The truth is often far removed. Let’s tackle the issues one by one. First, the tax contribution. It is entirely true that Mumbai city collects and provides huge amounts of income tax to the centre. Figures and percentages keep varying, depending on which report you are reading or which politician you heard last. It is also true that only a fraction of that money gets back to the city for its further development. But, here begins the smokescreen.
The income tax collected by the city is indeed huge. But, is all of that generated by Mumbai city alone? Not really. Take the case of some of the highest corporate tax payers. For example, the country’s largest bank, State Bank of India, is among the top tax payers from Mumbai city. But, are its profits derived from this megapolis alone?
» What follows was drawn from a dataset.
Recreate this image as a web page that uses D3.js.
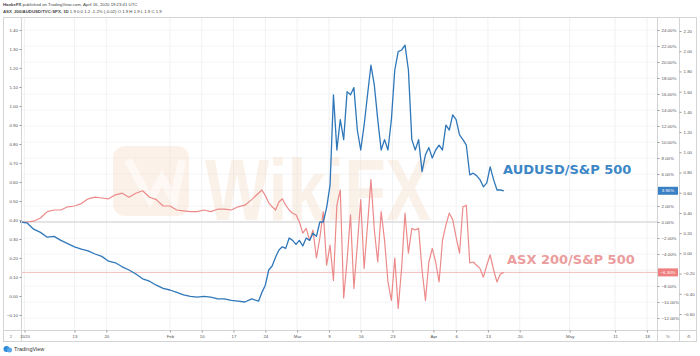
<!DOCTYPE html>
<html><head><meta charset="utf-8">
<script src="https://cdn.jsdelivr.net/npm/d3@7"></script>
<style>html,body{margin:0;padding:0;background:#fff;}svg{display:block;font-family:"Liberation Sans",Arial,sans-serif;}</style>
</head><body><svg id="c" width="700" height="356"></svg>
<script>
// time as days since 2020-01-01 (UTC)
const dayOffsets = [0,1.5,3,4.5,6,7.5,9,10.5,12,13.5,15,16.5,18,19.5,21,22.5,24,25.5,27,28.5,30,31.5,33,34.5,36,37.5,39,40.5,42,43.5,45,46.5,48,49.5,51,52.5,
53.25,54,54.75,55.5,56.25,57,57.75,58.5,59.25,60,60.75,61.5,62.25,63,63.75,64.5,65.25,66,66.75,67.5,68.25,69,69.75,70.5,71.25,72,72.75,73.5,74.25,75,75.75,76.5,77.25,78,78.75,79.5,80.25,81,81.75,82.5,83.25,84,84.75,85.5,86.25,87,87.75,88.5,89.25,90,90.75,91.5,92.25,93,93.75,94.5,95.25,96,96.75,97.5,98.25,99,99.75,100.5,101.25,102,102.75,103.5,104.25,105,105.75,106.5];
// % change since start
const audusdSpx = [0,-0.1,-0.9,-1.3,-1.9,-1.8,-2.3,-2.7,-3.1,-3.4,-3.6,-4.0,-4.3,-4.9,-5.1,-5.6,-6.0,-6.5,-7.1,-7.4,-7.9,-8.3,-8.5,-8.8,-9.1,-9.3,-9.4,-9.3,-9.4,-9.6,-9.6,-9.8,-9.9,-10.0,-9.6,-9.9,
-8.8,-7.9,-6.0,-5.5,-4.4,-3.5,-3.1,-3.3,-2.0,-2.3,-2.8,-2.3,-3.0,-2.0,-2.3,-1.4,-1.8,0,0,1.8,
4.6,15.9,9.0,12.8,10.3,16.3,15.9,16.8,11.5,9.0,12.1,15.9,19.6,17.1,12.8,9.0,10.3,9.0,12.8,19.0,
21.3,21.5,22.1,19.0,10.3,9.0,10.3,6.3,8.4,9.3,8.0,9.0,9.6,9.0,12.1,11.5,13.4,12.8,10.9,10.3,
9.6,5.9,6.1,5.8,5.3,4.4,4.9,6.9,5.3,4.0,4.0,3.9];
const asxSpx = [0,0,0.1,0.5,1.3,1.5,1.5,1.9,2.0,2.3,2.9,3.1,3.0,2.9,3.4,3.6,3.1,3.6,3.9,3.1,2.8,2.0,2.0,1.5,1.4,1.3,1.3,1.5,1.3,1.6,1.6,1.5,1.9,2.1,2.8,3.6,
4.0,3.3,2.4,1.9,1.5,2.5,2.9,2.1,1.5,1.1,0.9,0,-1.4,-0.8,-2.3,-1.0,-4.5,-2.0,1.3,-5.4,
-2.9,-7.3,2.1,4.0,-9.5,-4.8,0.9,-8.3,-2.9,2.8,-5.8,-0.4,5.3,-1.0,-5.0,1.3,-2.3,-7.5,-9.8,-4.5,
-10.8,-5.8,1.1,-3.9,-0.8,-1.0,-0.8,-6.0,-9.8,-5.0,-3.3,-5.0,-7.5,-2.3,-0.4,1.1,0.3,-1.9,-3.9,1.9,
2.1,-5.1,-5.0,-5.4,-5.8,-6.9,-5.4,-4.1,-6.0,-7.5,-6.5,-6.3];
const seriesNames = ["AUDUSD/S&P 500","ASX 200/S&P 500"];
const xTickDates = ["2020-01-02","2020-01-13","2020-01-20","2020-02-03","2020-02-10","2020-02-17","2020-02-24","2020-03-02","2020-03-09","2020-03-16","2020-03-23","2020-04-01","2020-04-06","2020-04-13","2020-04-20","2020-05-01","2020-05-11","2020-05-18"];
const xTickLabels = ["2020","13","20","Feb","10","17","24","Mar","9","16","23","Apr","6","13","20","May","11","18"];
const pctTicks = [24,22,20,18,16,14,12,10,8,6,4,2,0,-2,-4,-6,-8,-10,-12];
const leftTicks = [1.4,1.3,1.2,1.1,1.0,0.9,0.8,0.7,0.6,0.5,0.4,0.3,0.2,0.1,0.0,-0.1];
const right2Ticks = [2.2,2.0,1.8,1.6,1.4,1.2,1.0,0.8,0.6,0.4,0.2,0.0,-0.2,-0.4,-0.6];
const headerLine1 = ["HankeFX"," published on TradingView.com, April 16, 2020 19:23:41 UTC"];
const headerLine2 = ["ASX_200/AUDUSD/TVC:SPX, 1D"," 1.9 0.0 1.2 -1.2% (-0.02) O 1.9 H 1.9 L 1.9 C 1.9"];

const svg = d3.select("#c");
const L=21, R=657, T=18, B=330;
const t0 = Date.UTC(2020,0,1);
const toDate = d => new Date(t0 + d*864e5);
const x = d3.scaleUtc().domain([toDate(0), toDate(140)]).range([20, 656]);
const yPct = d3.scaleLinear().domain([-12,24]).range([318,30]);
const yLeft = d3.scaleLinear().domain([-0.1,1.4]).range([315,30]);
const yR2 = d3.scaleLinear().domain([-0.6,2.2]).range([314,31]);
const blue="#2f77b9", red="#ec8a8a";
const lastBlue = audusdSpx[audusdSpx.length-1], lastRed = asxSpx[asxSpx.length-1];

// header
const h1 = svg.append("text").attr("x",3).attr("y",6).attr("font-size",4.3).attr("fill","#444");
h1.append("tspan").attr("font-weight","bold").text(headerLine1[0]);
h1.append("tspan").text(headerLine1[1]);
const h2 = svg.append("text").attr("x",3).attr("y",13).attr("font-size",4.3).attr("fill","#444");
h2.append("tspan").attr("font-weight","bold").text(headerLine2[0]);
h2.append("tspan").text(headerLine2[1]);

// grid
const xt = xTickDates.map(s=>new Date(s+"T00:00:00Z"));
svg.append("g").selectAll("line").data(xt).join("line")
  .attr("x1",d=>x(d)).attr("x2",d=>x(d)).attr("y1",T).attr("y2",B).attr("stroke","#f0f1f4");
svg.append("g").selectAll("line").data(pctTicks).join("line")
  .attr("x1",L).attr("x2",R).attr("y1",d=>yPct(d)).attr("y2",d=>yPct(d)).attr("stroke","#f3f4f6");

// watermark
const wm = svg.append("g").attr("opacity",0.38);
wm.append("rect").attr("x",113).attr("y",146).attr("width",76).attr("height",70).attr("rx",12).attr("fill","#f9dcc4");
wm.append("path").attr("d","M128 160 L150 200 L162 178 L174 200 L182 160").attr("fill","none").attr("stroke","#fdf0e4").attr("stroke-width",8);
wm.append("text").attr("x",205).attr("y",220).attr("font-size",88).attr("font-weight","bold")
  .attr("textLength",226).attr("lengthAdjust","spacingAndGlyphs").attr("fill","#f3dcc8").text("WikiFX");

// zero line and red price line
svg.append("line").attr("x1",L).attr("x2",R).attr("y1",yPct(0)).attr("y2",yPct(0)).attr("stroke","#cfcfcf");
svg.append("line").attr("x1",L).attr("x2",R).attr("y1",yPct(lastRed)).attr("y2",yPct(lastRed)).attr("stroke","#f5bcbc");

// lines
const line = vals => d3.line().x((d,i)=>x(toDate(dayOffsets[i]))).y(d=>yPct(d))(vals);
svg.append("path").attr("d",line(asxSpx)).attr("fill","none").attr("stroke",red).attr("stroke-width",1.2).attr("stroke-linejoin","round");
svg.append("path").attr("d",line(audusdSpx)).attr("fill","none").attr("stroke",blue).attr("stroke-width",1.3).attr("stroke-linejoin","round");

// annotations
svg.append("text").attr("x",503).attr("y",174).attr("font-family","DejaVu Sans").attr("font-weight","bold").attr("font-size",13).attr("fill","#3d86c6").text(seriesNames[0]);
svg.append("text").attr("x",507).attr("y",264).attr("font-family","DejaVu Sans").attr("font-weight","bold").attr("font-size",13).attr("fill","#eb9c9c").text(seriesNames[1]);

// frame
const fr = svg.append("g").attr("stroke","#d4d4d4").attr("fill","none");
fr.append("rect").attr("x",3.5).attr("y",17.5).attr("width",693).attr("height",324);
[L, R, 679].forEach(v=>fr.append("line").attr("x1",v+0.5).attr("x2",v+0.5).attr("y1",17.5).attr("y2",341.5));
fr.append("line").attr("x1",3.5).attr("x2",696.5).attr("y1",B+0.5).attr("y2",B+0.5);

function styleAxis(g){
  g.select(".domain").remove();
  g.selectAll("line").attr("stroke","#999");
  g.selectAll("text").attr("font-size",4.4).attr("fill","#555").attr("font-family","Liberation Sans, Arial, sans-serif");
}
// axes
svg.append("g").attr("transform",`translate(0,${B+0.5})`)
  .call(d3.axisBottom(x).tickValues(xt).tickFormat((d,i)=>xTickLabels[i]).tickSize(2).tickPadding(2)).call(styleAxis);
svg.append("g").attr("transform",`translate(${L+0.5},0)`)
  .call(d3.axisLeft(yLeft).tickValues(leftTicks).tickFormat(d3.format(".2f")).tickSize(2).tickPadding(1.5)).call(styleAxis);
// percent axis: labels hidden under the last-value tags
const pctVisible = pctTicks.filter(t => Math.abs(yPct(t)-yPct(lastBlue))>6 && Math.abs(yPct(t)-yPct(lastRed))>6);
svg.append("g").attr("transform",`translate(${R+0.5},0)`)
  .call(d3.axisRight(yPct).tickValues(pctVisible).tickFormat(d=>d3.format(".2f")(d)+"%").tickSize(2).tickPadding(2)).call(styleAxis);
svg.append("g").attr("transform",`translate(${679.5},0)`)
  .call(d3.axisRight(yR2).tickValues(right2Ticks).tickFormat(d3.format(".2f")).tickSize(2).tickPadding(2)).call(styleAxis);

// last value tags
function tag(v,col){
  const y = yPct(v);
  svg.append("rect").attr("x",R+1).attr("y",y-4).attr("width",20).attr("height",8).attr("fill",col);
  svg.append("text").attr("x",R+11).attr("y",y+1.6).attr("text-anchor","middle").attr("font-size",4.4).attr("fill","#fff").text(d3.format(".2f")(v)+"%");
}
tag(lastBlue,"#3a80c4");
tag(lastRed,"#ef7e7e");

// corner glyphs
svg.append("text").attr("x",11).attr("y",337.5).attr("text-anchor","middle").attr("font-size",4.4).attr("fill","#777").text("2");
svg.append("text").attr("x",668).attr("y",337.5).attr("text-anchor","middle").attr("font-size",4.4).attr("fill","#777").text("%");
svg.append("text").attr("x",689).attr("y",337.5).attr("text-anchor","middle").attr("font-size",4.4).attr("fill","#777").text("⚙");

// TradingView logo
const lg = svg.append("g");
lg.append("circle").attr("cx",6.5).attr("cy",349).attr("r",3).attr("fill","#2f8ad8");
lg.append("circle").attr("cx",9.5).attr("cy",350).attr("r",2.5).attr("fill","#5aa8ea");
lg.append("text").attr("x",14).attr("y",351).attr("font-size",5.5).attr("fill","#333").text("TradingView");
</script></body></html>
Hardly. The bank has thousands of branches spread across the country, conducting banking business, making profits, which all show up in Mumbai because the bank’s headquarters are based in the city.
Take the case of another large private sector company, Hindustan Unilever Ltd. The company makes soaps, detergents, toothpastes and other such products across the country and sells them widely throughout into every corner of this vast landmass. But, when it comes to paying taxes on its total profits (which includes contributions from each and every sale that occurs in some village or tehsil), the lump-sum amount seems to emanate from Mumbai only because the MNC’s India headquarters are located in the city.
But, have you ever wondered why does everybody harp about direct taxes only? Why does nobody actually talk about Mumbai contribution to, say, the total excise duty kitty? The reason is: excise is collected at point of manufacture and most factories are spread out across the country, instead of being concentrated in one city or state or region.
The second part of the half-truth: does the government spend very little on the city’s development? Absolutely, no doubt about that. But, again there’s more too it than meets the eye — under the federal structure of the country, the centre pools all the central taxes received from the different states and then allocates resources from this pool to different states, based on a formula devised by a finance commission (which is changed every five years). In addition, the centre also launched a scheme called Jawaharlal Nehru National Urban Renewal Management to improve the civic infrastructure of all major metro in the country. Resources are allocated based on certain criteria. People should ask: have the state government, or the city authorities, met all the conditions?
People should not get sold on half-truths about the city. Or get swayed by emotion-tweaking statements about the city’s contribution. In all of this, the city’s actual problems get dwarfed and its real contributions obfuscated.